En mi último viaje a India me invitaron a una boda. Ya os he contado que es común invitar casi a cualquiera y no me refiero a gente de la calle sino conocidos de conocidos y desde luego un extranjero siempre da «caché». Y yo, que llevaba ya 6 meses viajando por el mundo solo con una maleta de mano, no tenía nada para la ocasión.
De otros viajes sí, me habían confeccionado preciosos saris a medida que conservo con cariño, pero ahora, fui en busca de un vestido para la ocasión.

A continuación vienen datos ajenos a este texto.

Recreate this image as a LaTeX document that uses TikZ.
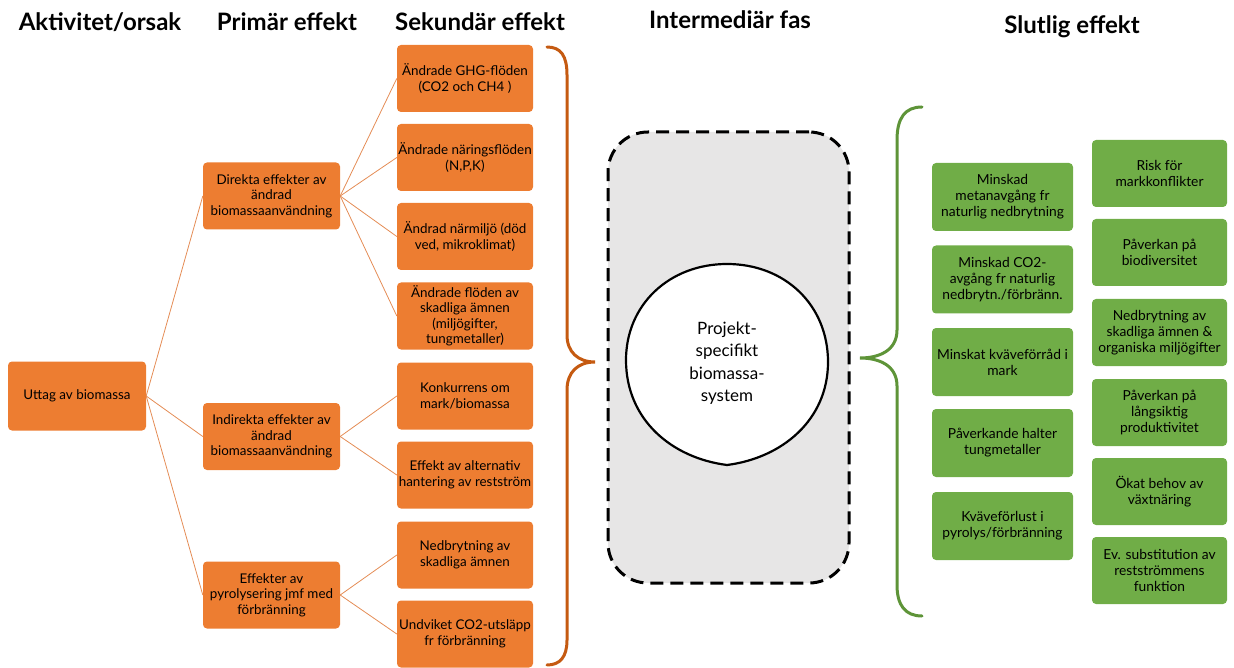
\documentclass[tikz,border=0pt]{standalone}
\usepackage{fontspec}
\setmainfont{Lato}
\usepackage{tikz}
\definecolor{boxorange}{RGB}{237,125,49}
\definecolor{lineorange}{RGB}{228,140,85}
\definecolor{braceorange}{RGB}{197,90,17}
\definecolor{boxgreen}{RGB}{112,173,71}
\definecolor{bracegreen}{RGB}{94,148,56}
\definecolor{phasegray}{RGB}{231,230,230}
\begin{document}
\begin{tikzpicture}[x=1pt, y=-1pt,
  head/.style={font=\fontsize{24}{28}\selectfont\bfseries},
  obox/.style={fill=boxorange, rounded corners=4pt, minimum width=136, minimum height=67, align=center, inner sep=1pt, font=\fontsize{13.4}{15.5}\selectfont},
  gbox/.style={fill=boxgreen, rounded corners=4pt, minimum height=68, align=center, inner sep=1pt, font=\fontsize{13.8}{16}\selectfont},
  link/.style={draw=lineorange, line width=0.8pt}]
\useasboundingbox (0,0) rectangle (1234,668);
\node[head] (h1) at (100,22) {Aktivitet/orsak};
\node[head] (h2) at (287,22) {Primär effekt};
\node[head] (h3) at (480,22) {Sekundär effekt};
\node[head] (h4) at (730,20) {Intermediär fas};
\node[head] (h5) at (1072,27) {Slutlig effekt};
\node[obox, minimum width=138, minimum height=69] (uttag) at (77,396) {Uttag av biomassa};
\node[obox, minimum width=137] (direkt) at (271.5,196) {Direkta effekter av\\ändrad\\biomassaanvändning};
\node[obox, minimum width=137] (indirekt) at (271.5,436.5) {Indirekta effekter av\\ändrad\\biomassaanvändning};
\node[obox, minimum width=137] (pyro) at (271.5,595) {Effekter av\\pyrolysering jmf med\\förbränning};
\node[obox] (ghg) at (465,78.5) {Ändrade GHG-flöden\\(CO2 och CH4 )};
\node[obox] (naring) at (465,157.5) {Ändrade näringsflöden\\(N,P,K)};
\node[obox] (narmiljo) at (465,236.5) {Ändrad närmiljö (död\\ved, mikroklimat)};
\node[obox] (skadlig) at (465,316) {Ändrade flöden av\\skadliga ämnen\\(miljögifter,\\tungmetaller)};
\node[obox] (konkurrens) at (465,396) {Konkurrens om\\mark/biomassa};
\node[obox] (altern) at (465,475) {Effekt av alternativ\\hantering av restström};
\node[obox] (nedbr) at (465,555) {Nedbrytning av\\skadliga ämnen};
\node[obox] (undvik) at (465,634) {Undviket CO2-utsläpp\\fr förbränning};
\draw[link] (uttag.east) -- (direkt.west);
\draw[link] (uttag.east) -- (indirekt.west);
\draw[link] (uttag.east) -- (pyro.west);
\draw[link] (direkt.east) -- (ghg.west);
\draw[link] (direkt.east) -- (naring.west);
\draw[link] (direkt.east) -- (narmiljo.west);
\draw[link] (direkt.east) -- (skadlig.west);
\draw[link] (indirekt.east) -- (konkurrens.west);
\draw[link] (indirekt.east) -- (altern.west);
\draw[link] (pyro.east) -- (nedbr.west);
\draw[link] (pyro.east) -- (undvik.west);
\draw[braceorange, line width=3pt, line cap=round] (547,47) .. controls (561,47) and (567,56) .. (567,75) -- (567,335) .. controls (567,352) and (578,362) .. (595,362) .. controls (578,362) and (567,372) .. (567,390) -- (567,640) .. controls (567,657) and (560,665) .. (547,665);
\node[draw, dashed, dash pattern=on 13pt off 7pt, line width=3pt, fill=phasegray, rounded corners=40pt, minimum width=241, minimum height=451] (fas) at (728.5,357.5) {};
\draw[line width=2.2pt, fill=white] (727,264) .. controls (785,264) and (828,305) .. (828,362) .. controls (828,420) and (782,458) .. (727,465) .. controls (672,458) and (626,420) .. (626,360) .. controls (626,305) and (669,264) .. (727,264);
\node[align=center, font=\fontsize{17}{22.5}\selectfont] (system) at (727,363) {Projekt-\\specifikt\\biomassa-\\system};
\draw[bracegreen, line width=3pt, line cap=round] (922,107) .. controls (905,107) and (897,118) .. (897,140) -- (897,330) .. controls (897,350) and (880,358) .. (860,358) .. controls (880,358) and (897,366) .. (897,386) -- (897,585) .. controls (897,605) and (905,616) .. (922,616);
\node[gbox, minimum width=141] (metan) at (1002.5,197) {Minskad\\metanavgång fr\\naturlig nedbrytning};
\node[gbox, minimum width=141] (co2) at (1002.5,279.5) {Minskad CO2-\\avgång fr naturlig\\nedbrytn./förbränn.};
\node[gbox, minimum width=141] (kvave) at (1002.5,362) {Minskat kväveförråd i\\mark};
\node[gbox, minimum width=141] (halter) at (1002.5,443) {Påverkande halter\\tungmetaller};
\node[gbox, minimum width=141] (forlust) at (1002.5,526) {Kväveförlust i\\pyrolys/förbränning};
\node[gbox, minimum width=135, minimum height=67] (risk) at (1159.5,173.5) {Risk för\\markkonflikter};
\node[gbox, minimum width=135, minimum height=67] (biodiv) at (1159.5,252.5) {Påverkan på\\biodiversitet};
\node[gbox, minimum width=135, minimum height=67] (organ) at (1159.5,332.5) {Nedbrytning av\\skadliga ämnen \&\\organiska miljögifter};
\node[gbox, minimum width=135, minimum height=67] (prod) at (1159.5,412.5) {Påverkan på\\långsiktig\\produktivitet};
\node[gbox, minimum width=135, minimum height=67] (behov) at (1159.5,491.5) {Ökat behov av\\växtnäring};
\node[gbox, minimum width=135, minimum height=67] (subst) at (1159.5,570.5) {Ev. substitution av\\restströmmens\\funktion};
\end{tikzpicture}
\end{document}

Allí el blanco es el color reservado para las viudas y las novias visten de rojo y dorado y sin embargo, al contrario que en occidente, también las invitadas podemos usar los mismos colores, así que me hice con todo esta combinación comprada en 4 tiendas distintas. Una preciosidad. Aún tuve que pagar a 2 mujeres para que me envolvieran el sari y estar a la altura de la ocasión en lugar de parecer una croqueta.
Pero mi viaje iba a proseguir y quería que fuera con el mismo propósito: lo mínimo. Así que sabía que no me lo iba a llevar.
Había una niña en los slums, Hamida, tan bonita como el resto, lo juro, pero por la que siempre sentí más cariño. Es que ella me buscaba, me buscaba… Es que se puso a llorar porque «un día me iba a ir» (aunque os juro que jamás le demostré más afecto que al resto, que me lo mordía). Es que un día, ella ¡que no tenía nada! Me regaló unos pendientes y me dejó llorando a mí ¡ella, ella me trajo un regalo a mí!
Y yo andaba dando vueltas sobre a quién regalarle mi sari y Luis, otro voluntario con el que compartí un tiempo, sabiendo cómo quería a esa niña, me decía que no lo dudara. Pero vaya que dudé, hasta el final, en que se lo regalé a la coordinadora española de la ONG. «¿Por qué?» Me preguntó Luis sorprendido. «Porque si se lo regalo a Hamida estaré contribuyendo a que la casen y me moriré.»